## BEGIN SUPPLIED DATA
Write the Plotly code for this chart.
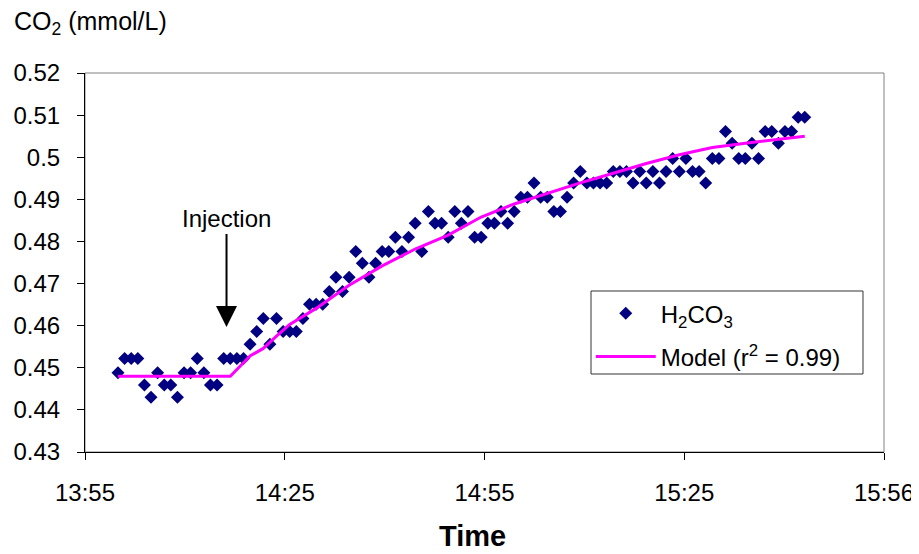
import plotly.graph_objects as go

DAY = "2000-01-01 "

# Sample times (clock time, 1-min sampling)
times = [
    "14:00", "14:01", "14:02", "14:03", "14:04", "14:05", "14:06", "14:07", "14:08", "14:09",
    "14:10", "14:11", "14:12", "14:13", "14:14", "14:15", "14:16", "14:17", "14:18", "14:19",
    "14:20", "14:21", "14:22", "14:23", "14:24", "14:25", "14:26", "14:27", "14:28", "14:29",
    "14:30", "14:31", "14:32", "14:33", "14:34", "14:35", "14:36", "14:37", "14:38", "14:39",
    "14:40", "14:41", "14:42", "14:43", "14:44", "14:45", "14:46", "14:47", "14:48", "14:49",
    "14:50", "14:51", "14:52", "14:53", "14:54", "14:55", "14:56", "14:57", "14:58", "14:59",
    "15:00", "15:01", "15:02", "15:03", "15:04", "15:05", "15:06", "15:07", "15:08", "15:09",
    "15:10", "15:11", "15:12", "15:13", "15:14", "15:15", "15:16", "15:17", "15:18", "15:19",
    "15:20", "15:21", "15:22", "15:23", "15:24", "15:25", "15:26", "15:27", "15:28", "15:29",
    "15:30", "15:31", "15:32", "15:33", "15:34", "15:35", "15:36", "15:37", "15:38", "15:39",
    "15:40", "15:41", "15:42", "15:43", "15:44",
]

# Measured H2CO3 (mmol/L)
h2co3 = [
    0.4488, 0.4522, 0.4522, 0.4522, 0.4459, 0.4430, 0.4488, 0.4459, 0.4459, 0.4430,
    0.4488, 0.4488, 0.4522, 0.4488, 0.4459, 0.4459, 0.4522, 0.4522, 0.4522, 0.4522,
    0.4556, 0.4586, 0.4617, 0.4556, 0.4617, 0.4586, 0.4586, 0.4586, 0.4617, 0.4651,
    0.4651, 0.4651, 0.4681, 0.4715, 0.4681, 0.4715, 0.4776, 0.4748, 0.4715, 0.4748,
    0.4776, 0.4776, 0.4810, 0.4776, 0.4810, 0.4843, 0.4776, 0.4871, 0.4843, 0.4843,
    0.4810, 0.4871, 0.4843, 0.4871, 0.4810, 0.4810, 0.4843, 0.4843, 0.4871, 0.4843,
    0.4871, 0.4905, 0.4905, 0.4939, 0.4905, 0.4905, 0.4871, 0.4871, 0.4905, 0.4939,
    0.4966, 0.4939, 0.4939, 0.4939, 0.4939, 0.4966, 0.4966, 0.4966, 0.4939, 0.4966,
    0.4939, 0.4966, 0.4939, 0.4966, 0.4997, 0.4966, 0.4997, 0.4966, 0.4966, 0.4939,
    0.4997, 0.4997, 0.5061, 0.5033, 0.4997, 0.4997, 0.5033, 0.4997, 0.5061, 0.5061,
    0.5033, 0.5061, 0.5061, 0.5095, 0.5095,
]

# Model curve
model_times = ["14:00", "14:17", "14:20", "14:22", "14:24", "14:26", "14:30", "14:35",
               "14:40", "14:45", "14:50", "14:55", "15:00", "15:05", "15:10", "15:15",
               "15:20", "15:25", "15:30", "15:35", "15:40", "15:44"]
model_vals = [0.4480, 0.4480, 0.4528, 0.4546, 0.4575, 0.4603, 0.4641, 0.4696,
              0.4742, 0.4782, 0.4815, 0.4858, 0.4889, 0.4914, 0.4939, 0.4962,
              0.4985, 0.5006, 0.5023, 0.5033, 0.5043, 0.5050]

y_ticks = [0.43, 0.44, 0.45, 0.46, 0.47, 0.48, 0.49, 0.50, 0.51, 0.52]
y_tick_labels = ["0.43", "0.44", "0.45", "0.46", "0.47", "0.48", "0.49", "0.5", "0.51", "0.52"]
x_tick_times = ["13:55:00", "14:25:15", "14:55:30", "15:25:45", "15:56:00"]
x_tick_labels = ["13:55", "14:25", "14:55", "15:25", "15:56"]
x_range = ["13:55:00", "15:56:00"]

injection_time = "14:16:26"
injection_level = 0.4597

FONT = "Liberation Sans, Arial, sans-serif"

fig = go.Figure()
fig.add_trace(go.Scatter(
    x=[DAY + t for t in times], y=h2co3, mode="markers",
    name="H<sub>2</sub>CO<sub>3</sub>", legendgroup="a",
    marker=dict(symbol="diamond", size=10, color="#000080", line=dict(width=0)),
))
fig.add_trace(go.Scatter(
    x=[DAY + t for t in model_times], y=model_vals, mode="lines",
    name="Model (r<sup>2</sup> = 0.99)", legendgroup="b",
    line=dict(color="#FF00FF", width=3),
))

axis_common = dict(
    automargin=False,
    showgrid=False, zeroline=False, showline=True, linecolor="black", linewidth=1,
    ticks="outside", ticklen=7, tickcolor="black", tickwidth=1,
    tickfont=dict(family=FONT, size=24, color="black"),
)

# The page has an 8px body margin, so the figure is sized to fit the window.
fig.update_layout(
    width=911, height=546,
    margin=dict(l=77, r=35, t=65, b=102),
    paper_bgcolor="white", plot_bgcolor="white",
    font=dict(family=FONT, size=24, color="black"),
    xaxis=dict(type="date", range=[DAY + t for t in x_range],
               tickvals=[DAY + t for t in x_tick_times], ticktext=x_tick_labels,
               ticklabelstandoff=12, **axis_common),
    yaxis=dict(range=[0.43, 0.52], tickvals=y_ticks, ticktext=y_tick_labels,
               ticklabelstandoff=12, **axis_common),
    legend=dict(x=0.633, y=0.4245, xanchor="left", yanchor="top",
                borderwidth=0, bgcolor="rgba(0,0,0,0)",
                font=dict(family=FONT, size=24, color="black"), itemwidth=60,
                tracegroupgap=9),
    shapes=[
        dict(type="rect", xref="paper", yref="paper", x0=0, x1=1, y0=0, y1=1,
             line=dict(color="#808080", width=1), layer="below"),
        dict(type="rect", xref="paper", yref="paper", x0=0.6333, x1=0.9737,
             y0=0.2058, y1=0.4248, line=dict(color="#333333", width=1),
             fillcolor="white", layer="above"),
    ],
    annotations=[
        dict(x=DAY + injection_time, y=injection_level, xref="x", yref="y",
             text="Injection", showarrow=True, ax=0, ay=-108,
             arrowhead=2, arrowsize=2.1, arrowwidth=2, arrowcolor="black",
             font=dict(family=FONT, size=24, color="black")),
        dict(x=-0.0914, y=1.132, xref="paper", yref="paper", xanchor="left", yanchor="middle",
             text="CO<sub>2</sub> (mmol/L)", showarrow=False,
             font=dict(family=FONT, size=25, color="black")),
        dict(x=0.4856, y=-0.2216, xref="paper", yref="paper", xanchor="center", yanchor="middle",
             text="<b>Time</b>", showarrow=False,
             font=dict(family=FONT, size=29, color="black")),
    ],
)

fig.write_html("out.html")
## END SUPPLIED DATA
## JOB
Go through the listing above and quote it exactly, apart from its images.

## RESULT BELOW
Write the Plotly code for this chart.
import plotly.graph_objects as go

DAY = "2000-01-01 "

# Sample times (clock time, 1-min sampling)
times = [
    "14:00", "14:01", "14:02", "14:03", "14:04", "14:05", "14:06", "14:07", "14:08", "14:09",
    "14:10", "14:11", "14:12", "14:13", "14:14", "14:15", "14:16", "14:17", "14:18", "14:19",
    "14:20", "14:21", "14:22", "14:23", "14:24", "14:25", "14:26", "14:27", "14:28", "14:29",
    "14:30", "14:31", "14:32", "14:33", "14:34", "14:35", "14:36", "14:37", "14:38", "14:39",
    "14:40", "14:41", "14:42", "14:43", "14:44", "14:45", "14:46", "14:47", "14:48", "14:49",
    "14:50", "14:51", "14:52", "14:53", "14:54", "14:55", "14:56", "14:57", "14:58", "14:59",
    "15:00", "15:01", "15:02", "15:03", "15:04", "15:05", "15:06", "15:07", "15:08", "15:09",
    "15:10", "15:11", "15:12", "15:13", "15:14", "15:15", "15:16", "15:17", "15:18", "15:19",
    "15:20", "15:21", "15:22", "15:23", "15:24", "15:25", "15:26", "15:27", "15:28", "15:29",
    "15:30", "15:31", "15:32", "15:33", "15:34", "15:35", "15:36", "15:37", "15:38", "15:39",
    "15:40", "15:41", "15:42", "15:43", "15:44",
]

# Measured H2CO3 (mmol/L)
h2co3 = [
    0.4488, 0.4522, 0.4522, 0.4522, 0.4459, 0.4430, 0.4488, 0.4459, 0.4459, 0.4430,
    0.4488, 0.4488, 0.4522, 0.4488, 0.4459, 0.4459, 0.4522, 0.4522, 0.4522, 0.4522,
    0.4556, 0.4586, 0.4617, 0.4556, 0.4617, 0.4586, 0.4586, 0.4586, 0.4617, 0.4651,
    0.4651, 0.4651, 0.4681, 0.4715, 0.4681, 0.4715, 0.4776, 0.4748, 0.4715, 0.4748,
    0.4776, 0.4776, 0.4810, 0.4776, 0.4810, 0.4843, 0.4776, 0.4871, 0.4843, 0.4843,
    0.4810, 0.4871, 0.4843, 0.4871, 0.4810, 0.4810, 0.4843, 0.4843, 0.4871, 0.4843,
    0.4871, 0.4905, 0.4905, 0.4939, 0.4905, 0.4905, 0.4871, 0.4871, 0.4905, 0.4939,
    0.4966, 0.4939, 0.4939, 0.4939, 0.4939, 0.4966, 0.4966, 0.4966, 0.4939, 0.4966,
    0.4939, 0.4966, 0.4939, 0.4966, 0.4997, 0.4966, 0.4997, 0.4966, 0.4966, 0.4939,
    0.4997, 0.4997, 0.5061, 0.5033, 0.4997, 0.4997, 0.5033, 0.4997, 0.5061, 0.5061,
    0.5033, 0.5061, 0.5061, 0.5095, 0.5095,
]

# Model curve
model_times = ["14:00", "14:17", "14:20", "14:22", "14:24", "14:26", "14:30", "14:35",
               "14:40", "14:45", "14:50", "14:55", "15:00", "15:05", "15:10", "15:15",
               "15:20", "15:25", "15:30", "15:35", "15:40", "15:44"]
model_vals = [0.4480, 0.4480, 0.4528, 0.4546, 0.4575, 0.4603, 0.4641, 0.4696,
              0.4742, 0.4782, 0.4815, 0.4858, 0.4889, 0.4914, 0.4939, 0.4962,
              0.4985, 0.5006, 0.5023, 0.5033, 0.5043, 0.5050]

y_ticks = [0.43, 0.44, 0.45, 0.46, 0.47, 0.48, 0.49, 0.50, 0.51, 0.52]
y_tick_labels = ["0.43", "0.44", "0.45", "0.46", "0.47", "0.48", "0.49", "0.5", "0.51", "0.52"]
x_tick_times = ["13:55:00", "14:25:15", "14:55:30", "15:25:45", "15:56:00"]
x_tick_labels = ["13:55", "14:25", "14:55", "15:25", "15:56"]
x_range = ["13:55:00", "15:56:00"]

injection_time = "14:16:26"
injection_level = 0.4597

FONT = "Liberation Sans, Arial, sans-serif"

fig = go.Figure()
fig.add_trace(go.Scatter(
    x=[DAY + t for t in times], y=h2co3, mode="markers",
    name="H<sub>2</sub>CO<sub>3</sub>", legendgroup="a",
    marker=dict(symbol="diamond", size=10, color="#000080", line=dict(width=0)),
))
fig.add_trace(go.Scatter(
    x=[DAY + t for t in model_times], y=model_vals, mode="lines",
    name="Model (r<sup>2</sup> = 0.99)", legendgroup="b",
    line=dict(color="#FF00FF", width=3),
))

axis_common = dict(
    automargin=False,
    showgrid=False, zeroline=False, showline=True, linecolor="black", linewidth=1,
    ticks="outside", ticklen=7, tickcolor="black", tickwidth=1,
    tickfont=dict(family=FONT, size=24, color="black"),
)

# The page has an 8px body margin, so the figure is sized to fit the window.
fig.update_layout(
    width=911, height=546,
    margin=dict(l=77, r=35, t=65, b=102),
    paper_bgcolor="white", plot_bgcolor="white",
    font=dict(family=FONT, size=24, color="black"),
    xaxis=dict(type="date", range=[DAY + t for t in x_range],
               tickvals=[DAY + t for t in x_tick_times], ticktext=x_tick_labels,
               ticklabelstandoff=12, **axis_common),
    yaxis=dict(range=[0.43, 0.52], tickvals=y_ticks, ticktext=y_tick_labels,
               ticklabelstandoff=12, **axis_common),
    legend=dict(x=0.633, y=0.4245, xanchor="left", yanchor="top",
                borderwidth=0, bgcolor="rgba(0,0,0,0)",
                font=dict(family=FONT, size=24, color="black"), itemwidth=60,
                tracegroupgap=9),
    shapes=[
        dict(type="rect", xref="paper", yref="paper", x0=0, x1=1, y0=0, y1=1,
             line=dict(color="#808080", width=1), layer="below"),
        dict(type="rect", xref="paper", yref="paper", x0=0.6333, x1=0.9737,
             y0=0.2058, y1=0.4248, line=dict(color="#333333", width=1),
             fillcolor="white", layer="above"),
    ],
    annotations=[
        dict(x=DAY + injection_time, y=injection_level, xref="x", yref="y",
             text="Injection", showarrow=True, ax=0, ay=-108,
             arrowhead=2, arrowsize=2.1, arrowwidth=2, arrowcolor="black",
             font=dict(family=FONT, size=24, color="black")),
        dict(x=-0.0914, y=1.132, xref="paper", yref="paper", xanchor="left", yanchor="middle",
             text="CO<sub>2</sub> (mmol/L)", showarrow=False,
             font=dict(family=FONT, size=25, color="black")),
        dict(x=0.4856, y=-0.2216, xref="paper", yref="paper", xanchor="center", yanchor="middle",
             text="<b>Time</b>", showarrow=False,
             font=dict(family=FONT, size=29, color="black")),
    ],
)

fig.write_html("out.html")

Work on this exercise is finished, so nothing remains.